Ce titre ayant visiblement retenu votre attention, aujourd’hui le cuistot vous propose au menu un sujet qui en concernera plus d’un(e) : que faire de sa colère au pays magique des bisounours ?
Avec les présidentielles américaines encore fraîches, les préoccupations climatiques catastrophiques, les différentes injustices dont sont victimes les êtres vivants au quotidien ici et ailleurs, le simple fait d’envisager ces faits de manière consciente a de quoi rendre fou n’importe quel être sensible. À ce stade, vous vous demandez probablement ce que la pratique du yoga a à voir dans l’histoire… un peu de patience.
Il y a quelques années, je suis tombée sur une phrase de Lanza del Vasto qui disait en substance qu’on ne peut pas être un guerrier sans avoir transformé sa colère. La colère est une des émotions fondamentales et fondatrices, elle est même signe d’énergie et de vitalité. Réprimer sa colère, ne pas la reconnaître (les émotions en général) mène en revanche à de sérieux soucis. C’est pourtant ce que la majorité d’entre nous a appris durant l’enfance…Ah oui, il ne faut pas pleurer aussi, n’est-ce pas messieurs ? sic ! Chaque jour, du lever au coucher, les raisons d’être en colère sont effectivement infinies. On peut littéralement passer sa vie en colère, ou quand l’énergie vitale est plus basse, à râler. Combien de gens sont ainsi ? Des milliers, des millions probablement. Cette posture mène-t-elle à des actions constructives pour soi ou les autres ? Rarement, et si des actions sont posées depuis un positionnement intérieur non apaisé, les choix sont souvent peu lucides et de mauvais augure.

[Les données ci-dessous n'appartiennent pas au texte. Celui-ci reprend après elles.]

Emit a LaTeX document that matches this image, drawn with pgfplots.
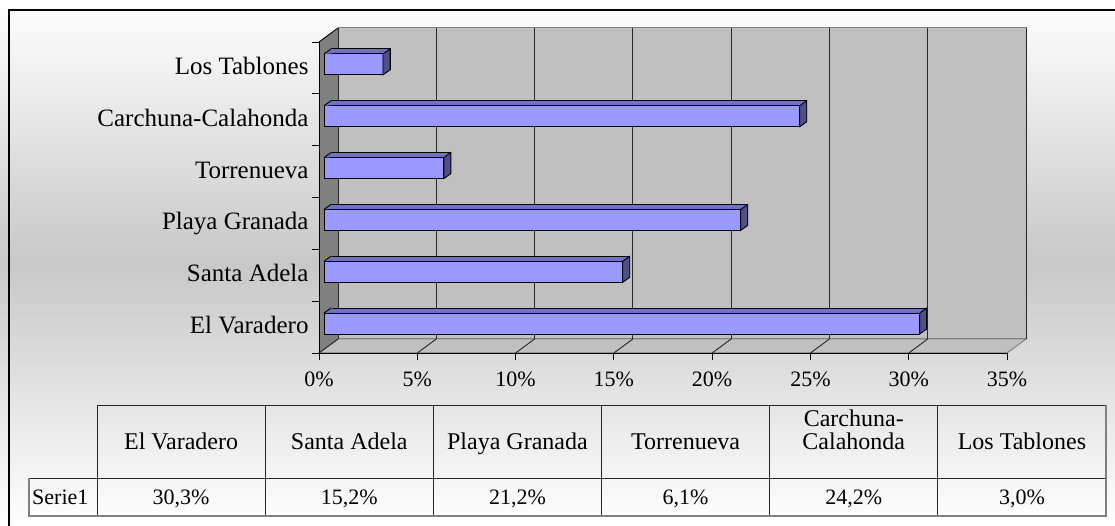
\documentclass[border=0pt]{standalone}
\usepackage{pgfplots}
\pgfplotsset{compat=1.18}
\usepackage{pgfplotstable}
\usepackage{fontspec}
\setmainfont{Liberation Serif}

\definecolor{barfront}{HTML}{9999FF}
\definecolor{bartop}{HTML}{7070C8}
\definecolor{barside}{HTML}{505084}
\definecolor{wall}{HTML}{C0C0C0}
\definecolor{sidewall}{HTML}{808080}
\definecolor{bgmid}{HTML}{C8C8C8}

% Serie1, bottom to top
\pgfplotstableread{
idx val
0 30.3
1 15.2
2 21.2
3 6.1
4 24.2
5 3.0
}\datatable

% right side face of a bar, drawn at the bar end
\pgfdeclareplotmark{sideface}{%
  \pgfpathmoveto{\pgfpoint{5pt}{-7pt}}%
  \pgfpathlineto{\pgfpoint{5pt}{14pt}}%
  \pgfpathlineto{\pgfpoint{12pt}{19pt}}%
  \pgfpathlineto{\pgfpoint{12pt}{-2pt}}%
  \pgfpathclose
  \pgfusepathqfillstroke}
% bevel of the top face at the bar start
\pgfdeclareplotmark{startface}{%
  \pgfpathmoveto{\pgfpoint{5pt}{14pt}}%
  \pgfpathlineto{\pgfpoint{12pt}{19pt}}%
  \pgfpathlineto{\pgfpoint{13.5pt}{18.4pt}}%
  \pgfpathlineto{\pgfpoint{13.5pt}{14.5pt}}%
  \pgfpathclose
  \pgfusepathqfill
  \pgfpathmoveto{\pgfpoint{5pt}{14pt}}%
  \pgfpathlineto{\pgfpoint{12pt}{19pt}}%
  \pgfusepathqstroke}

\begin{document}
\begin{tikzpicture}[x=1pt,y=1pt]
\useasboundingbox (0,0) rectangle (1115,526);
\clip (0,0) rectangle (1115,526);
\shade[top color=white, bottom color=white, middle color=bgmid] (0,0) rectangle (1115,526);
\draw[black, line width=1.5pt] (9,-5) -- (9,516) -- (1125,516);

% walls and floor
\draw[fill=wall, draw=sidewall, line width=1pt] (338,187) rectangle (1026,498);
\draw[fill=wall, draw=sidewall, line width=1pt] (319,173) -- (338,187) -- (1026,187) -- (1007,173) -- cycle;
\fill[sidewall] (319,173) -- (338,187) -- (338,498) -- (319,484) -- cycle;
\draw[black, line width=0.9pt] (319,484) -- (338,498);
\foreach \k in {0,...,6} \draw[black!85, line width=0.9pt] ({319+\k*98.2857},173) -- ++(19,14);

\begin{axis}[
  at={(319pt,173pt)}, anchor=south west,
  scale only axis, width=688pt, height=311pt,
  xmin=0, xmax=35, ymin=-0.5, ymax=5.5,
  clip=false,
  axis x line*=bottom, axis y line*=left,
  axis line style={-, black, line width=0.9pt},
  tick align=outside, major tick length=7pt,
  tick style={black, line width=0.9pt},
  xtick={0,5,...,35},
  ytick={-0.5,0.5,...,5.5},
  yticklabels={El Varadero,Santa Adela,Playa Granada,Torrenueva,Carchuna-Calahonda,Los Tablones,{}},
  yticklabel style={font=\fontsize{25}{25}\selectfont, yshift=25.9pt, text height=16pt, text depth=3pt},
  xticklabel={\pgfmathprintnumber{\tick}\%},
  xticklabel style={font=\fontsize{22}{22}\selectfont, text height=14pt, text depth=4pt, yshift=-9pt},
  /pgf/number format/assume math mode=true,
  xmajorgrids,
  major grid style={black!85, line width=1pt, xshift=19pt, yshift=14pt},
]
\addplot[xbar, bar width=21pt, bar shift=8.5pt, xshift=12pt, fill=bartop, draw=black, line width=0.9pt]
  table[x=val, y=idx] {\datatable};
\addplot[only marks, mark=startface, mark options={fill=bartop, draw=black, line width=0.9pt}]
  table[x expr=0, y=idx] {\datatable};
\addplot[xbar, bar width=21pt, bar shift=3.5pt, xshift=5pt, fill=barfront, draw=black, line width=0.9pt]
  table[x=val, y=idx] {\datatable};
\addplot[only marks, mark=sideface, mark options={fill=barside, draw=black, line width=0.9pt}]
  table[x=val, y=idx] {\datatable};
\end{axis}

% data table
\draw[black!85, line width=0.9pt] (97,121) -- (1106,121);
\draw[black!85, line width=0.9pt] (29,48) -- (1106,48);
\foreach \i in {0,...,5} \draw[black!85, line width=0.9pt] ({97+\i*168.17},121) -- ({97+\i*168.17},10);
\draw[sidewall, line width=1.2pt] (29,48) -- (29,10) -- (1106,10) -- (1106,121);
\foreach \name [count=\i from 0] in {El Varadero, Santa Adela, Playa Granada, Torrenueva, Calahonda, Los Tablones}
  \node[font=\fontsize{24}{24}\selectfont, anchor=base, inner sep=0] at ({97+(\i+0.5)*168.17},76) {\name};
\node[font=\fontsize{24}{24}\selectfont, anchor=base, inner sep=0] at ({97+4.5*168.17},99) {Carchuna-};
\node[font=\fontsize{22}{22}\selectfont, anchor=base west, inner sep=0] at (32,21) {Serie1};
\foreach \v [count=\i from 0] in {{30,3\%}, {15,2\%}, {21,2\%}, {6,1\%}, {24,2\%}, {3,0\%}}
  \node[font=\fontsize{22}{22}\selectfont, anchor=base, inner sep=0] at ({97+(\i+0.5)*168.17},21) {\v};
\end{tikzpicture}
\end{document}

De l’autre côté, on a la pratique du « yoga » qui est partout et pour tout le monde de nos jours. Elle n’est plus réservée à une partie de la population, ou à des initiés ayant préalablement prouvé leur motivation ardente à recevoir l’apprentissage. Magazines, vidéos, selfies. À coup d’images paradisiaques, on nous fait miroiter la paix intérieure. Je suis un yogi, tu es un yogi, il est un yogi… et bien sûr il faut parler de l’amour (comment être contre, c’est sûr !). Si bien qu’on peut là aussi tomber dans un positivisme un peu niais qui franchement, ne rend service à personne. Lors d’un échange informel (qui débuta pourtant cordialement) avec une enseignante de yoga, je me suis permise de questionner la démarche d’Amma. Je n’avais foncièrement absolument rien contre Amma, mais je questionne car je considère qu’on a le droit. L’enseignante a réagi immédiatement, très en colère… mais sans répondre à ma question. J’ai ressenti une forme de violence, j’ai avalé cette couleuvre exceptionnellement en attendant d’y réfléchir et de la transformer.
Alors entre colère face à la sècheresse de la vie réelle et pays mirobolant des bisounours yogis sur papier glacé…vous vous sentez un peu en décalage parfois ? Moi aussi. Ce que je connais en revanche, c’est que le fait d’avoir développé une pratique d’ashtanga quotidienne, silencieuse et sincère auprès d’enseignants précieux (surveillez les prochains stages à Yoga Shala…) apaise émotionnellement. Les émotions non digérées stockées dans nos tissus trouvent un lieu d’exploration. Je fais telle pose, l’enseignant m’indique de procéder ainsi, ok je lâche-prise sur ma peur. Là où j’avais peur, je fais à nouveau confiance. Là où j’étais fermé(e), je crée les conditions d’une ouverture. Et j’y retourne, encore et encore, qu’il vente ou qu’il pleuve. Que je sois seul(e), en groupe. Un peu plus de conscience. Du moment où l’on ouvre les yeux le matin, on a le choix (de l’heure du lever, au choix du petit-déjeuner…). Être conscient de soi via l’outil du yoga, ici tout de suite, nul besoin d’aller sur une île paradisiaque. Peu à peu, entre les extrêmes, un espace de stabilité se crée. Le corps tient en équilibre, le mental s’aiguise, la respiration s’amplifie. Le relâchement peut advenir et éventuellement, comme une fleur qui s’ouvrirait, c’est-à-dire tout en délicatesse et en lenteur, un « merci » remplacer le « fuck you », l’action positive remplacer les râleries inutiles, l’amour en acte rompre avec la violence ordinaire.
Du fond du cœur, bon chemin à tous. Vous avez le choix…bien plus que vous ne l’imaginez.